Jeff Feldman, who practiced law in Alaska for nearly 40 years says a face mask requirement does not violate constitutional rights.

“The government does have the authority. The Tenth Amendment gives states a great deal of power that wasn't otherwise allocated to the federal government in the Constitution,” Feldman said.

He said that if there was not a reasonable purpose for it, that would be a problem.

State health officials highly recommend that all Alaskans wear a cloth face covering in public settings but there is no state mandate in place.

“We do best when we give Alaskans information, ask them to use their best judgment in situations that we are in and I think we are going to get better outcome because there are folks all over the map on this issue,” Gov. Mike Dunleavy said at a recent press conference.

Anchorage Mayor Ethan Berkowitz has said he might issue a mask mandate soon if COVID-19 cases continue to increase.

Feldman says another question will be how governments respond in the face of non-compliance.

“Are you going to have police officers out there issuing citations or arresting people for not wearing a mask?

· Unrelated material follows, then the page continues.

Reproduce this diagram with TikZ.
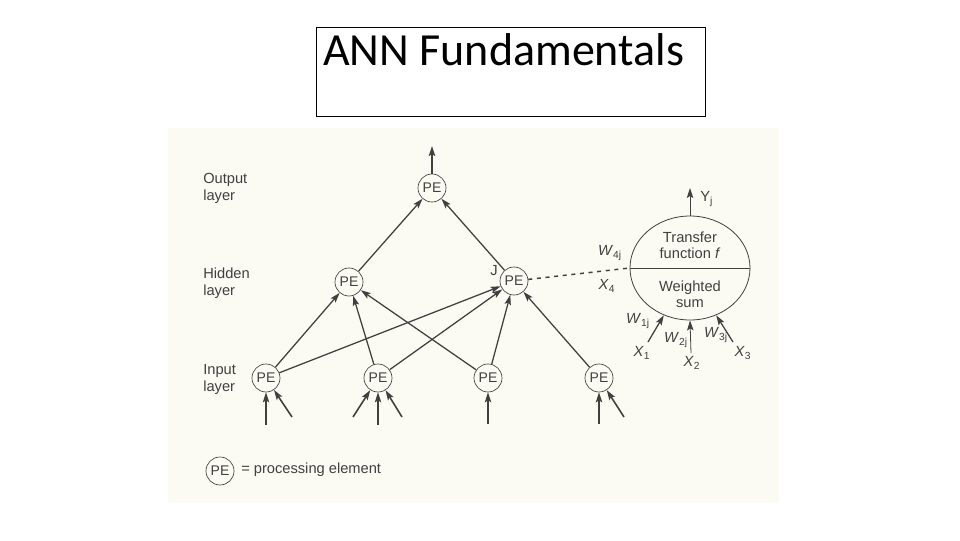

Probably that is not going to happen unless the health situation gets significantly worse than it is now,” he said.

Feldman says during the polio outbreak in the 1940s and 1950s, there were similar restrictions put in place.

“I can recall for a couple of summers that we were restricted on our ability to go to the beach and to be in large crowds, fortunately, a vaccine was developed, and we all were vaccinated, we all lined up at schools and were vaccinated,” he added.

There have been lawsuits filed across the country challenging the mask rule.